[Numpy-discussion] Unicode revisited

Sat Aug 4 06:42:09 EDT 2012

Travis Oliphant <travis at continuum.io> wrote:
> The difficulty starts when you start to interact with the unicode array scalar (which is the same data-structure exactly as a Python unicode object with a different type-name --- numpy.unicode_).    However, I overlooked the "encoding" argument to the standard "unicode" constructor which might have simplified what we are doing.    If I understand things correctly, now, all we need to do is to "decode" the UTF-32LE or UTF-32BE raw bytes in the array (depending on the dtype) into a unicode object. 
> 
> This is easily accomplished with  numpy.unicode_(<bytes object>, 'utf_32_be'  or 'utf_32_le').    There is also an "encoding" equivalent to go from the Python unicode object to the bytes representation in the NumPy array.   I think this is what we should be doing in most of the places and it should considerably simplify the Unicode code in NumPy --- eliminating possibly the ucsnarrow.c file. 

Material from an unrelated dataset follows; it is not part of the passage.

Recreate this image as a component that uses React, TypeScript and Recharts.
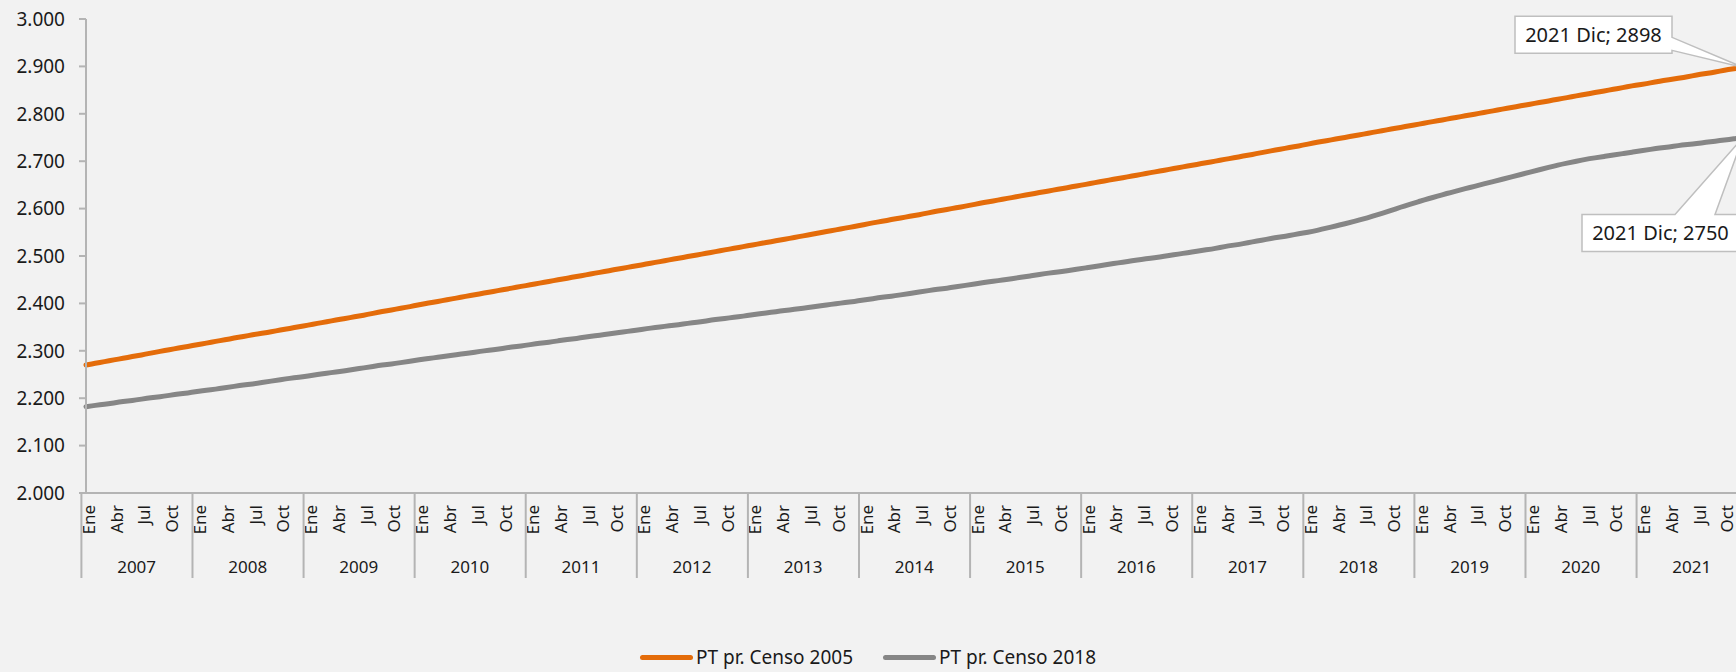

That sounds right to me. On the C-level for PyArray_Scalar() this should work for
all Python versions >= 2.6, provided that data is aligned in the case of a narrow
build:

    /* data is assumed to be aligned */
    if (type_num == NPY_UNICODE) {
        PyObject *u;
        PyObject *args;
        int byteorder;

        switch (descr->byteorder) {
        case '<':
            byteorder = -1;
        case '>':
            byteorder = 1;
        default: /* '=', '|' */
            byteorder = 0;
        }

        /* function exists since 2.6 */
        u = PyUnicode_DecodeUTF32(data, itemsize, NULL, &byteorder);
        if (u == NULL) {
            return NULL;
        }

        args = Py_BuildValue("(N)", u);
        if (args == NULL) {
            return NULL;
        }

        u = type->tp_new(type, args, NULL);
        Py_DECREF(args);
        return u;
    }

All newbyteorder() test have to be deleted of course. I also think that
ucsnarrow.c is no longer needed.

Stefan Krah